** START Data extract **

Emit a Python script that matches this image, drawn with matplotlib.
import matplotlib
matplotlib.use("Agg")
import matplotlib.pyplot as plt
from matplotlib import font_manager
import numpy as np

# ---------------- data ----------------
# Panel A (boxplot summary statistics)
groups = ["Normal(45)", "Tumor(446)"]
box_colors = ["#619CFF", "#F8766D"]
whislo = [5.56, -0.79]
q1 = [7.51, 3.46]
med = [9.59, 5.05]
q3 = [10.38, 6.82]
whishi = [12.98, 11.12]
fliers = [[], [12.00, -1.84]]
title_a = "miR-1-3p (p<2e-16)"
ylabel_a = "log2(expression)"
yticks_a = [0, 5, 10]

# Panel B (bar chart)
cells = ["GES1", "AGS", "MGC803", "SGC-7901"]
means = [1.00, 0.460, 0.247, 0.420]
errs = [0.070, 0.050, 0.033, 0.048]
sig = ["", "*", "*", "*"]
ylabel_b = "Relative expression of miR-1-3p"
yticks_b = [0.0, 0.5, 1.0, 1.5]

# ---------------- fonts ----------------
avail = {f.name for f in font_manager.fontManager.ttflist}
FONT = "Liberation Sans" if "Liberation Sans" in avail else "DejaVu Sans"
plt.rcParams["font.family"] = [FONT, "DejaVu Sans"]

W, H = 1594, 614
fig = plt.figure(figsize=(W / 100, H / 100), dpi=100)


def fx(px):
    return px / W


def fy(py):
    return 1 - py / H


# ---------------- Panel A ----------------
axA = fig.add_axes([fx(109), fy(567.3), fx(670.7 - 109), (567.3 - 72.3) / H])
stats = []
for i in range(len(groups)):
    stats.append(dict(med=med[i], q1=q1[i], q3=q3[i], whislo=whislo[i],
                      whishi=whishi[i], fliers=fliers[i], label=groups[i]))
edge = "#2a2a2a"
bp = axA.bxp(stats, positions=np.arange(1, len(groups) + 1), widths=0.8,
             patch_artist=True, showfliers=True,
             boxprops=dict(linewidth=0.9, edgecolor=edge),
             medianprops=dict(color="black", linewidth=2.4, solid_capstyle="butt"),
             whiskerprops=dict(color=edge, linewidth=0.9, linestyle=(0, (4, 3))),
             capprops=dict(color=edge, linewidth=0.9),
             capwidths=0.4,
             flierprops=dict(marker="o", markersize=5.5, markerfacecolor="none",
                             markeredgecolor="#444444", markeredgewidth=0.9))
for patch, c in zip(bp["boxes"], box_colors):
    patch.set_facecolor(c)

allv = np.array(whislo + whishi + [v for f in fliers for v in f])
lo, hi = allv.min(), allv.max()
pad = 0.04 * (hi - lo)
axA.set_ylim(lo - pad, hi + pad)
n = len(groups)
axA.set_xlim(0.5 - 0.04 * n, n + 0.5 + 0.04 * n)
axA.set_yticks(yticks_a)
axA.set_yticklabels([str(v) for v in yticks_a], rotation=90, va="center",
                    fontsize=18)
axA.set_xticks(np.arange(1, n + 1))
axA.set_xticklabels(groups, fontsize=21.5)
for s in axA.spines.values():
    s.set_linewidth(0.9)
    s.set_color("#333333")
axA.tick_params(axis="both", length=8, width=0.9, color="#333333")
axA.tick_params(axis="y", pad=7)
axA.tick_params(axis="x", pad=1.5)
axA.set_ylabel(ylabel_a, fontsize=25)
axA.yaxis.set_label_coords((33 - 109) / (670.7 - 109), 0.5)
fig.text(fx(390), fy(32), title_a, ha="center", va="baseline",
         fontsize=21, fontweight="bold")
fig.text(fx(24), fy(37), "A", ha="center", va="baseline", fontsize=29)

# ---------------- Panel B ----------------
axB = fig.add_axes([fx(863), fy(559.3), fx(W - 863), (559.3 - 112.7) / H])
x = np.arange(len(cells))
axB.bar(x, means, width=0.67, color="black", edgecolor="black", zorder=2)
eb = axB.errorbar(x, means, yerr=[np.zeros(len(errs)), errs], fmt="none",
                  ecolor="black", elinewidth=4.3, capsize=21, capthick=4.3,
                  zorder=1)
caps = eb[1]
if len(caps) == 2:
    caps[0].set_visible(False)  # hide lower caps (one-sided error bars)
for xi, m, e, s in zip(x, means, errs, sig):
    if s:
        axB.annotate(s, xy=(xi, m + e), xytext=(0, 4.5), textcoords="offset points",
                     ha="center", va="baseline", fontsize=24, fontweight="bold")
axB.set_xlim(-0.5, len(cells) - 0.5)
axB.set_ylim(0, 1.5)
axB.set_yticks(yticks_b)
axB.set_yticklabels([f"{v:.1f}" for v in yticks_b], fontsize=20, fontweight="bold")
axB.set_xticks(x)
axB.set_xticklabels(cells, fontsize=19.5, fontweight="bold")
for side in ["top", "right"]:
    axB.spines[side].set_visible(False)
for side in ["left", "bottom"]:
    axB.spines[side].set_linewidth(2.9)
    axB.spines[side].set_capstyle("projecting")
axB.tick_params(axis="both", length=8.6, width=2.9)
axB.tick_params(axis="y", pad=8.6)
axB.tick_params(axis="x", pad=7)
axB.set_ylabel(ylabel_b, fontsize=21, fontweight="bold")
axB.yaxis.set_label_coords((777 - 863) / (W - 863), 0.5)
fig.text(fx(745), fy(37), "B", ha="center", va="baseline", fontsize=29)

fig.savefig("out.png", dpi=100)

** END Data extract **

• [Your instructions]:
Only the lines from the top of the data through the line that contains "yticks_a = [0, 5, 10]" should be quoted, exactly as they stand.

• [Result for this task]:
Emit a Python script that matches this image, drawn with matplotlib.
import matplotlib
matplotlib.use("Agg")
import matplotlib.pyplot as plt
from matplotlib import font_manager
import numpy as np

# ---------------- data ----------------
# Panel A (boxplot summary statistics)
groups = ["Normal(45)", "Tumor(446)"]
box_colors = ["#619CFF", "#F8766D"]
whislo = [5.56, -0.79]
q1 = [7.51, 3.46]
med = [9.59, 5.05]
q3 = [10.38, 6.82]
whishi = [12.98, 11.12]
fliers = [[], [12.00, -1.84]]
title_a = "miR-1-3p (p<2e-16)"
ylabel_a = "log2(expression)"
yticks_a = [0, 5, 10]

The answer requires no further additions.